KAYSVILLE -- More than 2,750 signatures should provide a Kaysville citizen's group with the "cushion" they need to get their initiative on the Nov. 5 municipal ballot.
The initiative, to restrict the way city leaders spend power rate revenues, requires 1,609 certified signatures for it to appear on the ballot.
The citizen's group on Monday presented the last of its signature petition packets to the Davis County Clerk's election office, with the petitions containing "more than 2,750 signatures," said Art Morley, spokesman for the citizen's group.
"The target has always been 10 percent more than 1,609," Morley said of the extra signatures collected to compensate for any "slippage" the group may experience as a result of some signatures being invalid.
The county has until May 15 to certify the signatures as valid -- meaning those belonging to registered voters in Kaysville city, said Brian McKenzie, Davis County election official.
For the initiative to be put before voters, 1,609 certified signatures are needed. That number based on a formula derived from how many ballots were cast in the 2012 presidential election.
Based on the success the group had in collecting signatures, Morley is optimistic that they will exceed the number of certified signatures required.
"We're in good shape. It's a good cushion," he said.
"It was face to face, one signature at a time," said Morley, whose group ran into few outright rejections during it door-to-door campaign over the past month.
The number of residents signing the petition, Morley said, sends a message to city leaders that residents are interested in seeing a change in how power rate revenues are expended.
The initiative, if approved, would prevent city leaders from using the city's power company revenues for such things as buying property for future development or hiring personnel.
The action by the citizen's group follows a 9.65 percent increase in power rates put in place by the city in 2012 to build up reserves.
"I'm not surprised by the number of signatures they were able to collect. I think there are many folks in support of the initiative. I think there are many folks who thought it was fair to place it on the ballot," Kaysville Mayor Steve Hiatt said. "The big benefit with the petition moving forward is that we can let the debate begin and do away with innuendo and hearsay, and get down to the facts."
One of the facts is that the fiscal impact to the city would be equivalent to a 33.34 percent property tax increase should the initiative pass, he said.
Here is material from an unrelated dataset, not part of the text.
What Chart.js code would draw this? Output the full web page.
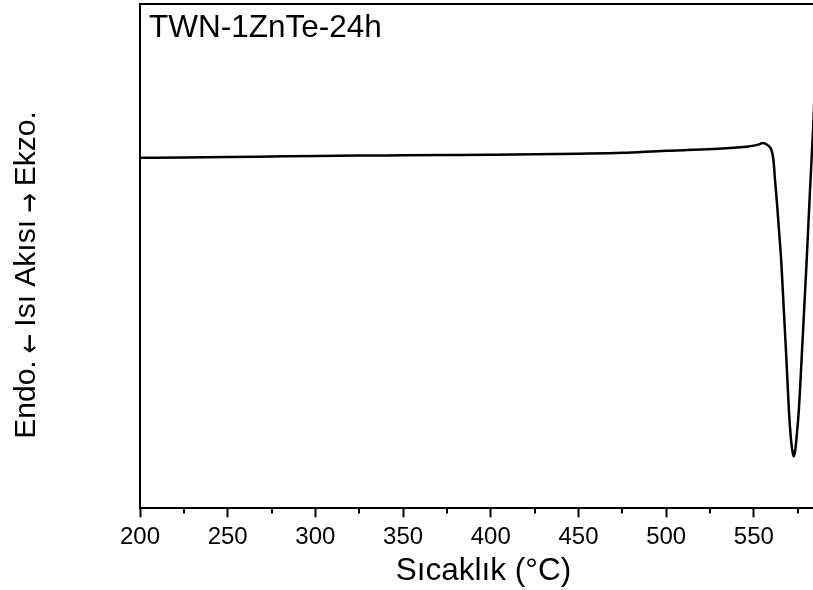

Hiatt said such a tax increase would create "uneasiness" among residentsand he is adamantly opposed to such a property tax increase.
If the initiative appears on the ballot, officials said, the city will be required by law to provide a voter information pamphlet sharing contrasting views on the issue.
"If they get the right (number) of signatures, that is just fine," Kaysville City Manager John Thacker said.
In gathering signatures, Morley said, his group found success despite having to battle weather and having to work around the weekends of Easter and The Church of Jesus Christ of Latter-Day Saints General Conference.
Helping compensate for those challenges was the local media coverage the initiative effort received and the group's preparation to be able to register voters at the door, he said.
"We didn't enter into it with any doubt," Morley said of the effort.